Exactly repeat the material, dropping every picture from the copy.

•••••

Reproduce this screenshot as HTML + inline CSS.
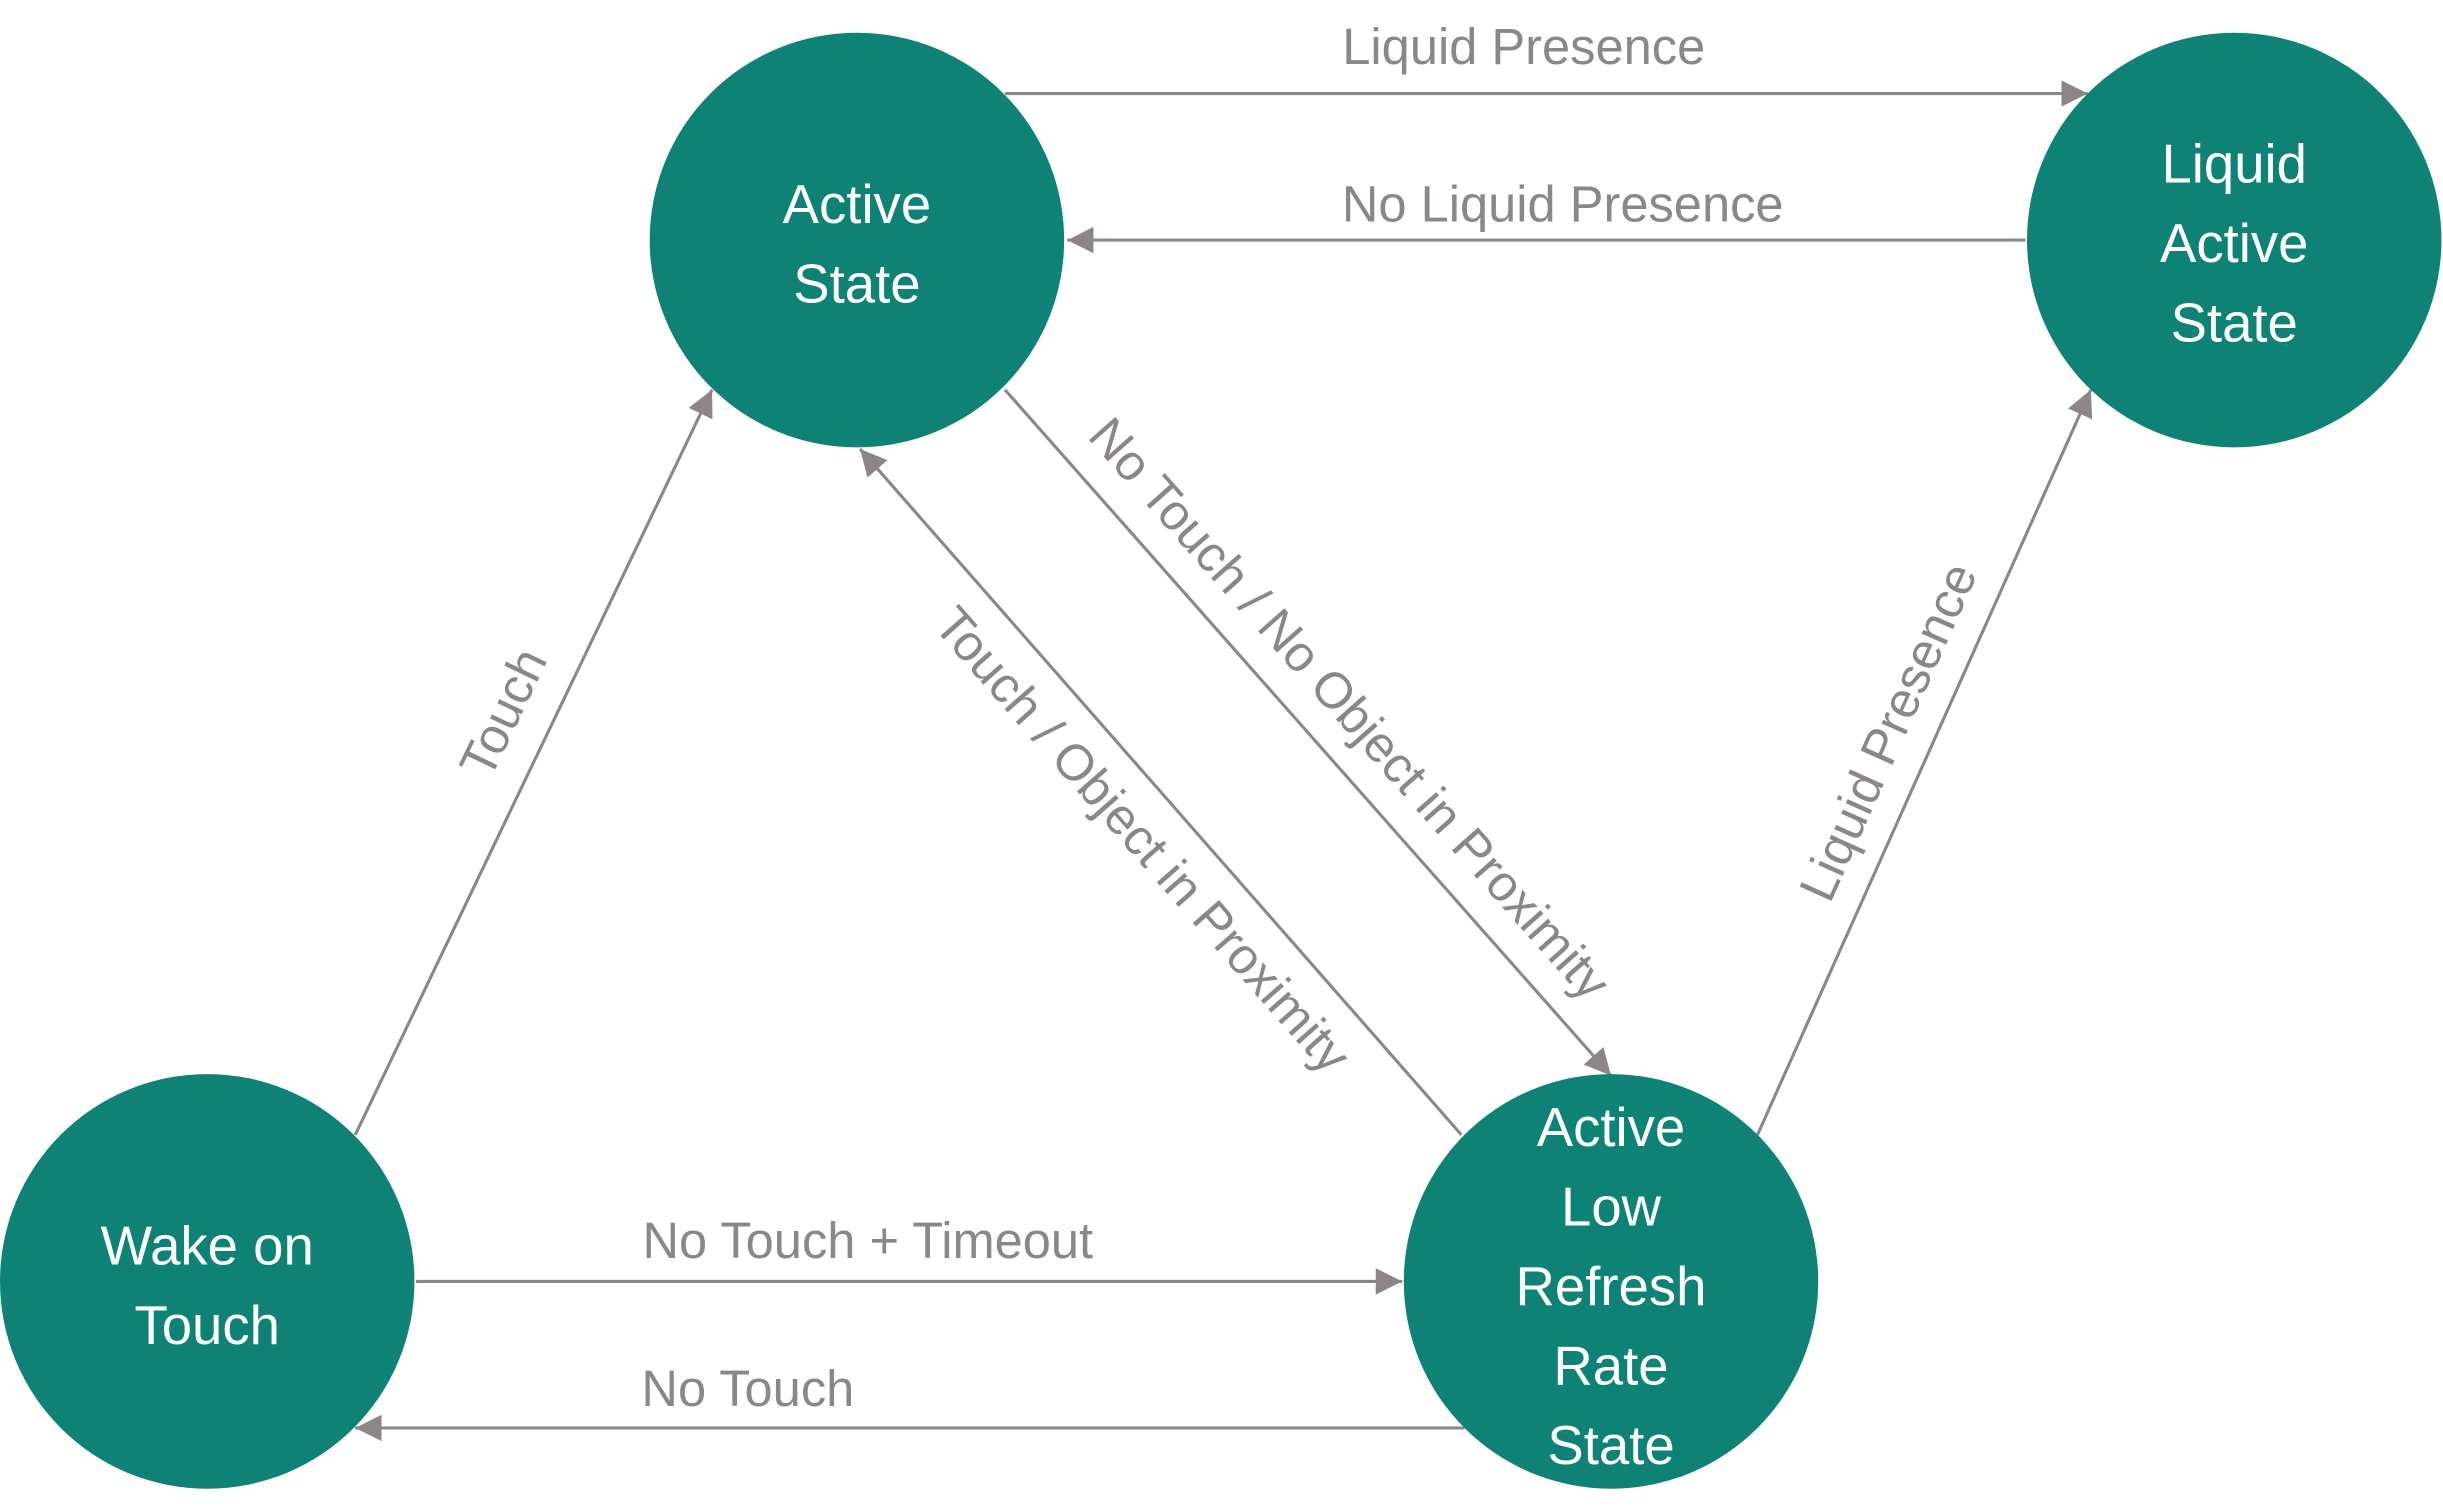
<!DOCTYPE html>
<html><head><meta charset="utf-8"><style>
html,body{margin:0;padding:0;background:#fff;}
svg{display:block;}
.n{fill:#0e8375;}
.t{fill:#fff;font-family:"Liberation Sans",sans-serif;font-size:35px;text-anchor:middle;}
.l{fill:#8c8786;font-family:"Liberation Sans",sans-serif;font-size:32.5px;text-anchor:middle;}
.e{stroke:#8c8786;stroke-width:2;fill:none;marker-end:url(#b);}
</style></head><body>
<svg width="2443" height="1509" viewBox="0 0 1568 968" preserveAspectRatio="none" xmlns="http://www.w3.org/2000/svg">
<defs><marker id="b" viewBox="0 0 10 10" refX="10" refY="5" markerWidth="17" markerHeight="17" orient="auto" markerUnits="userSpaceOnUse"><path d="M0,0 L10,5 L0,10 z" fill="#8c8786"/></marker></defs>

<line class="e" x1="645" y1="60" x2="1340" y2="60"/>
<line class="e" x1="1300" y1="154" x2="685" y2="154"/>
<line class="e" x1="228" y1="728" x2="457" y2="250"/>
<line class="e" x1="938" y1="728" x2="552" y2="288"/>
<line class="e" x1="645" y1="250" x2="1034" y2="690"/>
<line class="e" x1="1128" y1="728" x2="1342" y2="250"/>
<line class="e" x1="267" y1="822" x2="900" y2="822"/>
<line class="e" x1="940" y1="916" x2="228" y2="916"/>

<circle class="n" cx="550" cy="154" r="133"/>
<circle class="n" cx="1434" cy="154" r="133"/>
<circle class="n" cx="133" cy="822" r="133"/>
<circle class="n" cx="1034" cy="822" r="133"/>

<text class="t" x="550" y="143">Active</text>
<text class="t" x="550" y="194">State</text>
<text class="t" x="1434" y="117">Liquid</text>
<text class="t" x="1434" y="168">Active</text>
<text class="t" x="1434" y="219">State</text>
<text class="t" x="133" y="811">Wake on</text>
<text class="t" x="133" y="862">Touch</text>
<text class="t" x="1034" y="735">Active</text>
<text class="t" x="1034" y="786">Low</text>
<text class="t" x="1034" y="837">Refresh</text>
<text class="t" x="1034" y="888">Rate</text>
<text class="t" x="1034" y="939">State</text>

<text class="l" x="978" y="41">Liquid Presence</text>
<text class="l" x="1003" y="142">No Liquid Presence</text>
<text class="l" x="557" y="807">No Touch + Timeout</text>
<text class="l" x="480" y="902">No Touch</text>
<text class="l" transform="translate(333,462) rotate(-64.4)">Touch</text>
<text class="l" transform="translate(725,546) rotate(48.7)">Touch / Object in Proximity</text>
<text class="l" transform="translate(858,462) rotate(48.5)">No Touch / No Object in Proximity</text>
<text class="l" transform="translate(1222,474) rotate(-65.9)">Liquid Presence</text>
</svg>
</body></html>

•••••

> **TASK ANSWER**
Reproduce this screenshot as HTML + inline CSS.
<!DOCTYPE html>
<html><head><meta charset="utf-8"><style>
html,body{margin:0;padding:0;background:#fff;}
svg{display:block;}
.n{fill:#0e8375;}
.t{fill:#fff;font-family:"Liberation Sans",sans-serif;font-size:35px;text-anchor:middle;}
.l{fill:#8c8786;font-family:"Liberation Sans",sans-serif;font-size:32.5px;text-anchor:middle;}
.e{stroke:#8c8786;stroke-width:2;fill:none;marker-end:url(#b);}
</style></head><body>
<svg width="2443" height="1509" viewBox="0 0 1568 968" preserveAspectRatio="none" xmlns="http://www.w3.org/2000/svg">
<defs><marker id="b" viewBox="0 0 10 10" refX="10" refY="5" markerWidth="17" markerHeight="17" orient="auto" markerUnits="userSpaceOnUse"><path d="M0,0 L10,5 L0,10 z" fill="#8c8786"/></marker></defs>

<line class="e" x1="645" y1="60" x2="1340" y2="60"/>
<line class="e" x1="1300" y1="154" x2="685" y2="154"/>
<line class="e" x1="228" y1="728" x2="457" y2="250"/>
<line class="e" x1="938" y1="728" x2="552" y2="288"/>
<line class="e" x1="645" y1="250" x2="1034" y2="690"/>
<line class="e" x1="1128" y1="728" x2="1342" y2="250"/>
<line class="e" x1="267" y1="822" x2="900" y2="822"/>
<line class="e" x1="940" y1="916" x2="228" y2="916"/>

<circle class="n" cx="550" cy="154" r="133"/>
<circle class="n" cx="1434" cy="154" r="133"/>
<circle class="n" cx="133" cy="822" r="133"/>
<circle class="n" cx="1034" cy="822" r="133"/>

<text class="t" x="550" y="143">Active</text>
<text class="t" x="550" y="194">State</text>
<text class="t" x="1434" y="117">Liquid</text>
<text class="t" x="1434" y="168">Active</text>
<text class="t" x="1434" y="219">State</text>
<text class="t" x="133" y="811">Wake on</text>
<text class="t" x="133" y="862">Touch</text>
<text class="t" x="1034" y="735">Active</text>
<text class="t" x="1034" y="786">Low</text>
<text class="t" x="1034" y="837">Refresh</text>
<text class="t" x="1034" y="888">Rate</text>
<text class="t" x="1034" y="939">State</text>

<text class="l" x="978" y="41">Liquid Presence</text>
<text class="l" x="1003" y="142">No Liquid Presence</text>
<text class="l" x="557" y="807">No Touch + Timeout</text>
<text class="l" x="480" y="902">No Touch</text>
<text class="l" transform="translate(333,462) rotate(-64.4)">Touch</text>
<text class="l" transform="translate(725,546) rotate(48.7)">Touch / Object in Proximity</text>
<text class="l" transform="translate(858,462) rotate(48.5)">No Touch / No Object in Proximity</text>
<text class="l" transform="translate(1222,474) rotate(-65.9)">Liquid Presence</text>
</svg>
</body></html>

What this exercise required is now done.